Scripture

John 19:28-30

"Later, knowing that everything had now been finished, and so that Scripture would be fulfilled, Jesus said, 'I am thirsty.' A jar of wine vinegar was there, so they soaked a sponge in it, put the sponge on a stalk of the hyssop plant, and lifted it to Jesus' lips. When he had received the drink, Jesus said, 'It is finished.' With that, he bowed his head and gave up his spirit."

The Story

Three words in English. One word in Greek. Tetelestai.

The word had a specific meaning in the ancient world. It was stamped on paid debts — the declaration that an account had been settled in full. Nothing remaining. Nothing owed. Tetelestai.

Jesus did not say I am finished. He said it is finished. The distinction matters. He was not announcing his own defeat. He was declaring the completion of a work. Everything the cross was sent to accomplish — the weight of every broken thing, every act of rebellion, every gap between what humanity was made to be and what it had become — he carried it to the end and set it down. Done. Paid. Complete.

He bowed his head and gave up his spirit. He chose the moment. To the end, it was a decision.


The Way Before You

Good Friday is not a day for comfort. It is a day to stand at the foot of the cross and let the weight of it land.

The person who died there did not stumble into that moment. He walked toward it, eyes open, fully understanding what it would cost — and he stayed until the work was done.
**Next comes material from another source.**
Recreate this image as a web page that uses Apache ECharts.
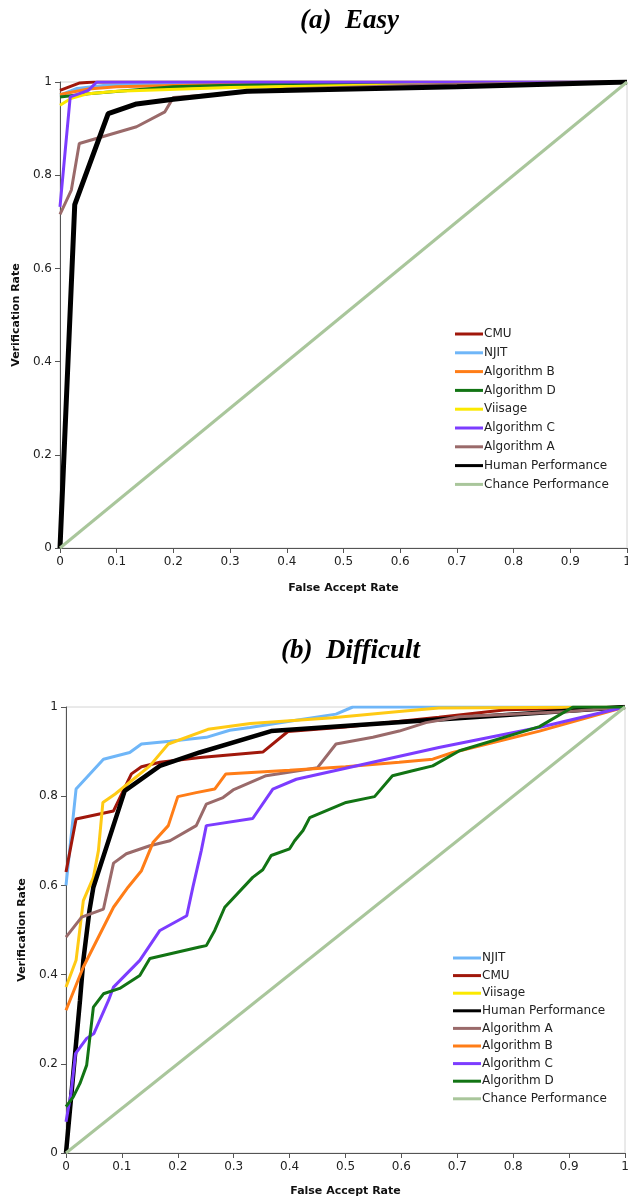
<!DOCTYPE html>
<html>
<head>
<meta charset="utf-8">
<script src="https://cdn.jsdelivr.net/npm/echarts@6/dist/echarts.min.js"></script>
<style>
html,body{margin:0;padding:0;background:#fff;}
#chart{width:628px;height:1202px;}
</style>
</head>
<body>
<div id="chart"></div>
<script>
// ---------- DATA ----------
const titleEasy = '(a)  Easy';
const titleHard = '(b)  Difficult';
const xAxisName = 'False Accept Rate';
const yAxisName = 'Verification Rate';

const easyNames = ['CMU','NJIT','Algorithm B','Algorithm D','Viisage','Algorithm C','Algorithm A','Human Performance','Chance Performance'];
const easyCMU = [[0,0.982],[0.035,0.998],[0.06,1],[1,1]];
const easyNJIT = [[0,0.972],[0.03,0.986],[0.08,0.993],[0.2,0.998],[1,1]];
const easyAlgB = [[0,0.973],[0.05,0.985],[0.1,0.99],[0.3,0.995],[1,1]];
const easyAlgD = [[0,0.968],[0.05,0.975],[0.2,0.99],[0.4,0.996],[1,1]];
const easyViisage = [[0,0.95],[0.02,0.965],[0.05,0.975],[0.1,0.98],[0.3,0.988],[0.6,0.994],[1,1]];
const easyAlgC = [[0,0.732],[0.018,0.968],[0.05,0.982],[0.065,1],[1,1]];
const easyAlgA = [[0,0.716],[0.02,0.768],[0.034,0.868],[0.135,0.904],[0.185,0.936],[0.2,0.967],[0.4,0.985],[0.7,0.995],[1,1]];
const easyHuman = [[0,0],[0.026,0.737],[0.085,0.932],[0.135,0.953],[0.2,0.963],[0.33,0.98],[0.7,0.99],[1,1]];
const chance = [[0,0],[1,1]];

const hardNames = ['NJIT','CMU','Viisage','Human Performance','Algorithm A','Algorithm B','Algorithm C','Algorithm D','Chance Performance'];
const hardNJIT = [[0,0.6],[0.018,0.816],[0.067,0.883],[0.114,0.898],[0.135,0.917],[0.186,0.923],[0.251,0.932],[0.293,0.948],[0.329,0.954],[0.4,0.968],[0.483,0.984],[0.513,1],[1,1]];
const hardCMU = [[0,0.63],[0.018,0.749],[0.085,0.767],[0.117,0.85],[0.135,0.866],[0.168,0.876],[0.24,0.887],[0.352,0.899],[0.397,0.945],[0.5,0.955],[0.667,0.977],[0.787,0.994],[1,1]];
const hardViisage = [[0,0.372],[0.018,0.432],[0.031,0.566],[0.049,0.618],[0.058,0.678],[0.066,0.786],[0.088,0.805],[0.15,0.868],[0.183,0.917],[0.254,0.95],[0.33,0.963],[0.477,0.976],[0.596,0.99],[0.667,0.998],[1,1]];
const hardHuman = [[0,0],[0.025,0.342],[0.031,0.432],[0.042,0.544],[0.049,0.596],[0.105,0.812],[0.168,0.868],[0.239,0.898],[0.367,0.946],[0.667,0.972],[0.847,0.987],[1,1]];
const hardAlgA = [[0,0.484],[0.028,0.529],[0.067,0.547],[0.085,0.65],[0.108,0.671],[0.15,0.689],[0.186,0.7],[0.233,0.734],[0.251,0.782],[0.281,0.797],[0.299,0.814],[0.358,0.846],[0.45,0.864],[0.483,0.917],[0.549,0.932],[0.596,0.946],[0.644,0.965],[0.704,0.978],[0.9,0.99],[1,1]];
const hardAlgB = [[0,0.32],[0.031,0.417],[0.085,0.551],[0.111,0.596],[0.135,0.633],[0.156,0.697],[0.183,0.734],[0.2,0.799],[0.233,0.808],[0.266,0.816],[0.286,0.85],[0.4,0.858],[0.5,0.866],[0.596,0.876],[0.656,0.883],[0.692,0.898],[0.847,0.946],[1,1]];
const hardAlgC = [[0,0.07],[0.009,0.134],[0.017,0.223],[0.037,0.257],[0.05,0.268],[0.076,0.342],[0.085,0.372],[0.132,0.432],[0.168,0.499],[0.216,0.532],[0.227,0.596],[0.242,0.678],[0.251,0.734],[0.334,0.75],[0.37,0.816],[0.412,0.838],[0.667,0.909],[0.85,0.955],[1,1]];
const hardAlgD = [[0,0.104],[0.013,0.126],[0.025,0.156],[0.037,0.197],[0.049,0.327],[0.067,0.357],[0.096,0.369],[0.132,0.398],[0.15,0.436],[0.239,0.462],[0.251,0.465],[0.266,0.499],[0.284,0.551],[0.334,0.618],[0.352,0.635],[0.367,0.667],[0.4,0.682],[0.409,0.7],[0.424,0.723],[0.436,0.752],[0.501,0.786],[0.552,0.799],[0.584,0.846],[0.62,0.857],[0.656,0.868],[0.704,0.902],[0.847,0.956],[0.907,1],[1,1]];

// ---------- STYLE ----------
const colors = {
  'CMU':'#a0170b','NJIT':'#6fb6f8','Algorithm B':'#ff7d17','Algorithm D':'#127414',
  'Algorithm C':'#7c3cff','Algorithm A':'#9a6a6a','Human Performance':'#000000','Chance Performance':'#a9c69b'
};
const easyViisageColor = '#fbe900';
const hardViisageColor = '#ffca14';
const fontSans = 'DejaVu Sans';

function mkSeries(name, data, idx, color, width){
  return {
    name, type:'line', data, xAxisIndex:idx, yAxisIndex:idx,
    showSymbol:false, symbol:'none', animation:false,
    lineStyle:{color, width}, itemStyle:{color},
    emphasis:{disabled:true}
  };
}

const easyData = [easyCMU, easyNJIT, easyAlgB, easyAlgD, easyViisage, easyAlgC, easyAlgA, easyHuman, chance];
const hardData = [hardNJIT, hardCMU, hardViisage, hardHuman, hardAlgA, hardAlgB, hardAlgC, hardAlgD, chance];

const series = [];
easyNames.forEach((n,i)=>{
  series.push(mkSeries(n, easyData[i], 0, n==='Viisage'?easyViisageColor:colors[n], n==='Human Performance'?5:3));
});
hardNames.forEach((n,i)=>{
  series.push(mkSeries(n, hardData[i], 1, n==='Viisage'?hardViisageColor:colors[n], n==='Human Performance'?4.5:3));
});

function xAx(idx){
  return {
    type:'value', gridIndex:idx, min:0, max:1, interval:0.1,
    name:xAxisName, nameLocation:'middle', nameGap: idx===0?35:33,
    nameTextStyle:{fontFamily:fontSans, fontWeight:'bold', fontSize:11, color:'#111'},
    axisLine:{show:true, onZero:false, lineStyle:{color:'#555', width:1}},
    axisTick:{show:true, length:5, lineStyle:{color:'#555'}},
    axisLabel:{fontFamily:fontSans, fontSize:12, color:'#222', margin:8, hideOverlap:false,
      formatter:v=>String(Math.round(v*10)/10)},
    splitLine:{show:false}
  };
}
function yAx(idx){
  return {
    type:'value', gridIndex:idx, min:0, max:1, interval:0.2,
    name:yAxisName, nameLocation:'middle', nameGap: idx===0?33:38,
    nameTextStyle:{fontFamily:fontSans, fontWeight:'bold', fontSize:11, color:'#111'},
    axisLine:{show:true, onZero:false, lineStyle:{color:'#555', width:1}},
    axisTick:{show:true, length:5, lineStyle:{color:'#555'}},
    axisLabel:{fontFamily:fontSans, fontSize:12, color:'#222', margin:8,
      formatter:v=>String(Math.round(v*10)/10)},
    splitLine:{show:false}
  };
}
function legendOf(names, idx){
  return {
    orient:'vertical', left: idx===0?450:448, top: idx===0?323:947,
    itemWidth:28, itemHeight:14, itemGap: idx===0?6.8:5.6,
    icon:'path://M0,5.5 L28,5.5 L28,8.5 L0,8.5 Z',
    data: names.map(n=>({name:n})),
    textStyle:{fontFamily:fontSans, fontSize:12, color:'#222', padding:[0,0,0,-4]},
    selectedMode:false
  };
}

const chart = echarts.init(document.getElementById('chart'), null, {renderer:'canvas'});
chart.setOption({
  backgroundColor:'#ffffff',
  animation:false,
  title:[
    {text:titleEasy, left:295, top:3, textStyle:{fontFamily:'Liberation Serif', fontStyle:'italic', fontWeight:'bold', fontSize:27, color:'#000'}},
    {text:titleHard, left:276, top:633, textStyle:{fontFamily:'Liberation Serif', fontStyle:'italic', fontWeight:'bold', fontSize:27, color:'#000'}}
  ],
  grid:[
    {left:60, right:1, top:82, height:466, outerBoundsMode:'none', containLabel:false, show:true, borderColor:'#d4d4d4', borderWidth:1, backgroundColor:'transparent'},
    {left:66, right:3, top:707, height:446, outerBoundsMode:'none', containLabel:false, show:true, borderColor:'#d4d4d4', borderWidth:1, backgroundColor:'transparent'}
  ],
  xAxis:[xAx(0), xAx(1)],
  yAxis:[yAx(0), yAx(1)],
  legend:[legendOf(easyNames,0), legendOf(hardNames,1)],
  series
});
</script>
</body>
</html>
Not until it got too hard. Not until a better option appeared. Until it was finished.

The formation question on Good Friday is not theological. It is personal. What has God given you to carry that you have been putting down before it is finished? What work, what relationship, what calling have you been circling but not completing because the cost has become more than you anticipated?

The cross does not ask you to do what Jesus did. It asks you to trust that what he did was enough — and then to live in light of that. A person who knows their debt has been paid carries themselves differently. They do not perform for their standing. They do not retreat when the cost rises. They finish what they were sent to do.


Reflection

What is the unfinished thing in your life that God has called you to complete — and what would it look like to stay until it is done?


Prayer

Lord, today I stand at the cross and I don't have words that are adequate to what happened here. You finished it. All of it. The debt I could not pay, the distance I could not close, the weight I could not carry — you took it to the end and set it down. I receive that today. And I ask that the same finished work would produce in me the courage to stay — in the hard thing, in the costly place, in the unfinished work — until it is done. I pray this in Jesus' name. Amen.

Walking in The Way — Today's Step ⭐

Today I will: Sit quietly with the cross today — not to analyze it but to receive it. Let tetelestai be the word that carries me through whatever this day costs.

I will watch for: The moment I am tempted to quit something before it is finished — and let the cross be the reason I stay.